=== WRITTEN REQUEST ===
Leave out the images and repeat the listing below without a single change.

----------

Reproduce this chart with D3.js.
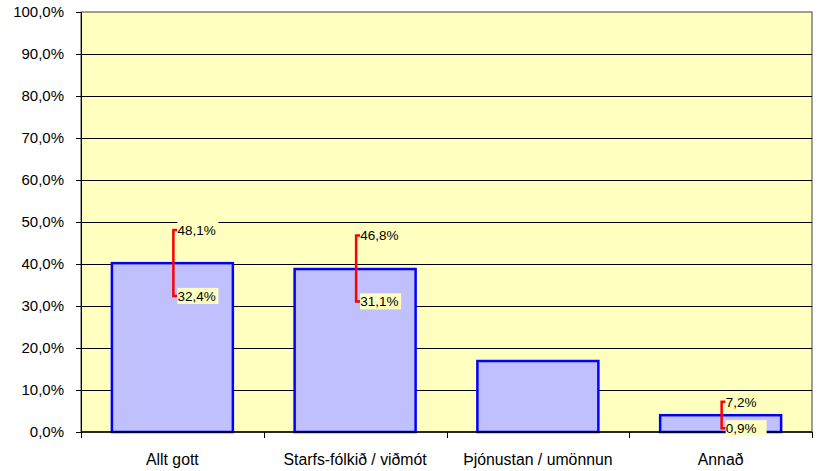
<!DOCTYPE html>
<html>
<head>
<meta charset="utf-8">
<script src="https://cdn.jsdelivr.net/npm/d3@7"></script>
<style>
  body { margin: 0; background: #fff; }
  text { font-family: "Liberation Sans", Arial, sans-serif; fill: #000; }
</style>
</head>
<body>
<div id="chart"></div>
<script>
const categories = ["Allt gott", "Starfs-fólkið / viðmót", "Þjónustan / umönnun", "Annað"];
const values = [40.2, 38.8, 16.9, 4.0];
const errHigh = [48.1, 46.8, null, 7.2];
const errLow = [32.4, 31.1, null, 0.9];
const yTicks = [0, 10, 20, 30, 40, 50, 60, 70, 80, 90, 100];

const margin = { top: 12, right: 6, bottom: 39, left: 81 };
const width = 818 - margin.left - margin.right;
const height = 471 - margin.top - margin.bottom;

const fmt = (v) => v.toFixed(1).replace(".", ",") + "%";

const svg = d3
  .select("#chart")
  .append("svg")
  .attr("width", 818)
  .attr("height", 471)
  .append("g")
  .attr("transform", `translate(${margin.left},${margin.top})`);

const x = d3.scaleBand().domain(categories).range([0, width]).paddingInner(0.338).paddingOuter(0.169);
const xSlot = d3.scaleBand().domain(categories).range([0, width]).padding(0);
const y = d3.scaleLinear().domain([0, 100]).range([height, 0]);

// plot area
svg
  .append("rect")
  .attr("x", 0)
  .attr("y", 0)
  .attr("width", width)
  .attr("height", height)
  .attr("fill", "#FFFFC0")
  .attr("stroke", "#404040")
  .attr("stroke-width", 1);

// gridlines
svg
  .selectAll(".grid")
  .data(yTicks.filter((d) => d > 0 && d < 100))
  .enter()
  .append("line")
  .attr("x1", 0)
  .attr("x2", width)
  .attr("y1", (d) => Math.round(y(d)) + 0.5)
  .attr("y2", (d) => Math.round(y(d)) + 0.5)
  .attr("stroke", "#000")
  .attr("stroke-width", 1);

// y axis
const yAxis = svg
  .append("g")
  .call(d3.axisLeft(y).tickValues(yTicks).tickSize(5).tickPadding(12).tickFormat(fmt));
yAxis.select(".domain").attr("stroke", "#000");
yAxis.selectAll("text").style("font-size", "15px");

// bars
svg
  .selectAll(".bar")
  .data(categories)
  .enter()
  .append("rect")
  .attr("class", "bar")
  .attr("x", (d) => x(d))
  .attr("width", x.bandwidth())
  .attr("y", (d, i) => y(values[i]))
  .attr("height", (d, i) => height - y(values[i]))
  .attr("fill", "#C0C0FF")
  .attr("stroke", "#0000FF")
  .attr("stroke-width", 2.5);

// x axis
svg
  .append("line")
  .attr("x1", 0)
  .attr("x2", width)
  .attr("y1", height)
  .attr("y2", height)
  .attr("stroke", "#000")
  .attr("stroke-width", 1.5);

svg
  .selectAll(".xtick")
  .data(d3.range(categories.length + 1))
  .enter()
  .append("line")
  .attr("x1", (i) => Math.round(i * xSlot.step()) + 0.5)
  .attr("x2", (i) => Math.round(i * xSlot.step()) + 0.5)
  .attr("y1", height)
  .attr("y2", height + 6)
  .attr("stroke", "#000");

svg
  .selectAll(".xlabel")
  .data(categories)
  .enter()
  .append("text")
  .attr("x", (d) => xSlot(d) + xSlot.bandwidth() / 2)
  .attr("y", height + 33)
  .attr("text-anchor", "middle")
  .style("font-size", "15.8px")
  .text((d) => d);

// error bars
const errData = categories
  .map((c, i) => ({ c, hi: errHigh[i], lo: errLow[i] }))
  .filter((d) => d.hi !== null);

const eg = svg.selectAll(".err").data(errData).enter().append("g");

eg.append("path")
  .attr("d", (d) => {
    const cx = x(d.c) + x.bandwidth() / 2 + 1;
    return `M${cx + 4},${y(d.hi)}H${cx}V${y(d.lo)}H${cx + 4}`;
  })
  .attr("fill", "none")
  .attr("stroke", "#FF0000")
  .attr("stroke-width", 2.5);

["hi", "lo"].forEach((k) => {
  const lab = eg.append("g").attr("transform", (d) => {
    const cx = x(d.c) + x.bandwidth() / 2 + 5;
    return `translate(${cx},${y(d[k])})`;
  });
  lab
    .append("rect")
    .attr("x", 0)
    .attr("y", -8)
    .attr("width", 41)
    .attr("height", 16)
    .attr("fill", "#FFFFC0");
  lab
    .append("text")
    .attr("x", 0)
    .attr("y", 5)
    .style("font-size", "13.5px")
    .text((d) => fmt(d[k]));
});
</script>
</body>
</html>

----------

=== OUTPUT FOR THIS EXERCISE ===
Reproduce this chart with D3.js.
<!DOCTYPE html>
<html>
<head>
<meta charset="utf-8">
<script src="https://cdn.jsdelivr.net/npm/d3@7"></script>
<style>
  body { margin: 0; background: #fff; }
  text { font-family: "Liberation Sans", Arial, sans-serif; fill: #000; }
</style>
</head>
<body>
<div id="chart"></div>
<script>
const categories = ["Allt gott", "Starfs-fólkið / viðmót", "Þjónustan / umönnun", "Annað"];
const values = [40.2, 38.8, 16.9, 4.0];
const errHigh = [48.1, 46.8, null, 7.2];
const errLow = [32.4, 31.1, null, 0.9];
const yTicks = [0, 10, 20, 30, 40, 50, 60, 70, 80, 90, 100];

const margin = { top: 12, right: 6, bottom: 39, left: 81 };
const width = 818 - margin.left - margin.right;
const height = 471 - margin.top - margin.bottom;

const fmt = (v) => v.toFixed(1).replace(".", ",") + "%";

const svg = d3
  .select("#chart")
  .append("svg")
  .attr("width", 818)
  .attr("height", 471)
  .append("g")
  .attr("transform", `translate(${margin.left},${margin.top})`);

const x = d3.scaleBand().domain(categories).range([0, width]).paddingInner(0.338).paddingOuter(0.169);
const xSlot = d3.scaleBand().domain(categories).range([0, width]).padding(0);
const y = d3.scaleLinear().domain([0, 100]).range([height, 0]);

// plot area
svg
  .append("rect")
  .attr("x", 0)
  .attr("y", 0)
  .attr("width", width)
  .attr("height", height)
  .attr("fill", "#FFFFC0")
  .attr("stroke", "#404040")
  .attr("stroke-width", 1);

// gridlines
svg
  .selectAll(".grid")
  .data(yTicks.filter((d) => d > 0 && d < 100))
  .enter()
  .append("line")
  .attr("x1", 0)
  .attr("x2", width)
  .attr("y1", (d) => Math.round(y(d)) + 0.5)
  .attr("y2", (d) => Math.round(y(d)) + 0.5)
  .attr("stroke", "#000")
  .attr("stroke-width", 1);

// y axis
const yAxis = svg
  .append("g")
  .call(d3.axisLeft(y).tickValues(yTicks).tickSize(5).tickPadding(12).tickFormat(fmt));
yAxis.select(".domain").attr("stroke", "#000");
yAxis.selectAll("text").style("font-size", "15px");

// bars
svg
  .selectAll(".bar")
  .data(categories)
  .enter()
  .append("rect")
  .attr("class", "bar")
  .attr("x", (d) => x(d))
  .attr("width", x.bandwidth())
  .attr("y", (d, i) => y(values[i]))
  .attr("height", (d, i) => height - y(values[i]))
  .attr("fill", "#C0C0FF")
  .attr("stroke", "#0000FF")
  .attr("stroke-width", 2.5);

// x axis
svg
  .append("line")
  .attr("x1", 0)
  .attr("x2", width)
  .attr("y1", height)
  .attr("y2", height)
  .attr("stroke", "#000")
  .attr("stroke-width", 1.5);

svg
  .selectAll(".xtick")
  .data(d3.range(categories.length + 1))
  .enter()
  .append("line")
  .attr("x1", (i) => Math.round(i * xSlot.step()) + 0.5)
  .attr("x2", (i) => Math.round(i * xSlot.step()) + 0.5)
  .attr("y1", height)
  .attr("y2", height + 6)
  .attr("stroke", "#000");

svg
  .selectAll(".xlabel")
  .data(categories)
  .enter()
  .append("text")
  .attr("x", (d) => xSlot(d) + xSlot.bandwidth() / 2)
  .attr("y", height + 33)
  .attr("text-anchor", "middle")
  .style("font-size", "15.8px")
  .text((d) => d);

// error bars
const errData = categories
  .map((c, i) => ({ c, hi: errHigh[i], lo: errLow[i] }))
  .filter((d) => d.hi !== null);

const eg = svg.selectAll(".err").data(errData).enter().append("g");

eg.append("path")
  .attr("d", (d) => {
    const cx = x(d.c) + x.bandwidth() / 2 + 1;
    return `M${cx + 4},${y(d.hi)}H${cx}V${y(d.lo)}H${cx + 4}`;
  })
  .attr("fill", "none")
  .attr("stroke", "#FF0000")
  .attr("stroke-width", 2.5);

["hi", "lo"].forEach((k) => {
  const lab = eg.append("g").attr("transform", (d) => {
    const cx = x(d.c) + x.bandwidth() / 2 + 5;
    return `translate(${cx},${y(d[k])})`;
  });
  lab
    .append("rect")
    .attr("x", 0)
    .attr("y", -8)
    .attr("width", 41)
    .attr("height", 16)
    .attr("fill", "#FFFFC0");
  lab
    .append("text")
    .attr("x", 0)
    .attr("y", 5)
    .style("font-size", "13.5px")
    .text((d) => fmt(d[k]));
});
</script>
</body>
</html>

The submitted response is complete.